The Sisters of St. Joseph of Orange are locked in a clash with a union that wants to organize at a chain of hospitals the nuns operate throughout California. Service Employees International Union United Healthcare Workers-West is seeking to unionize more than 8,000 caregivers, as well as cafeteria workers and X-ray technicians, at five St. Joseph Health System hospitals—three in Orange County and two in Northern California. The union has alleged a variety of anti-union tactics, which the nuns have denied.
High gasoline prices and Dallas' revitalized downtown have lured Tenet Healthcare Corp. to downtown Dallas from its current offices in the city's north suburbs. About 500 Tenet employees will make the move by the end of next year. Tenet president and chief executive Trevor Fetter credits the rail system and the appeal of a more urban location for his decision to shift the company's head office.
As the ethnic profile of the United States continues to diversify, some states are trying to assure that healthcare providers are trained in "cultural competency." A 2007 New Mexico law requires higher education institutions with health education programs provide such training. New Jersey and California are among a handful of states with similar measures in place.
Investigators have uncovered a massive scheme to defraud taxpayer-funded healthcare programs of millions of dollars by recruiting homeless patients for unnecessary medical services in California. The enterprise churned thousands of indigents through hospitals over the last four years and billed Medicare and Medi-Cal for costly and unjustified medical procedures, federal, state, and local investigators said. After raids on three hospitals in Los Angeles and Orange counties, one hospital chief executive faces criminal charges and executives at two other facilities were accused of fraudulent business practices in a related civil lawsuit filed by Los Angeles City Atty. Rocky Delgadillo.
The North Broward (FL) Hospital District's former internal-audit director claims in a lawsuit that he was fired after uncovering questionable payments to its former top executive.

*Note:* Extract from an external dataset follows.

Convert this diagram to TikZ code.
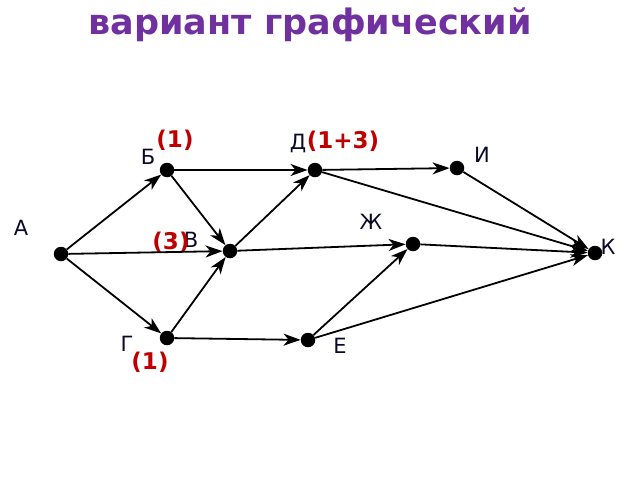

David Richstone sued the public-health system now known as Broward Health, alleging his termination two weeks ago was in retaliation for his refusal to end an investigation that found more than two dozen instances of "improper expenditures" to former CEO and President Alan Levine. Broward Health representatives said the system will "vigorously defend itself" against the suit.
Pittsburgh-based Jefferson Regional Medical Center has purchased the Mercy-Healthtrax building in Bethel Park, PA. The facility will become known as the Jefferson Regional Medical Center Health Pavilion, and healthcare tenants already in the building are expected to stay the same. Tenants in the 60,000 square-foot pavilion currently include: Jefferson Regional Medical Center physical therapy, Jefferson Regional Medical Center Diagnostic Services, Healthtrax, South Hills Family Medicine, Greater Pittsburgh OB/GYN, Preferred Primary Care Physicians, Steel Valley Orthopedic Associates and Medical Rehabilitation.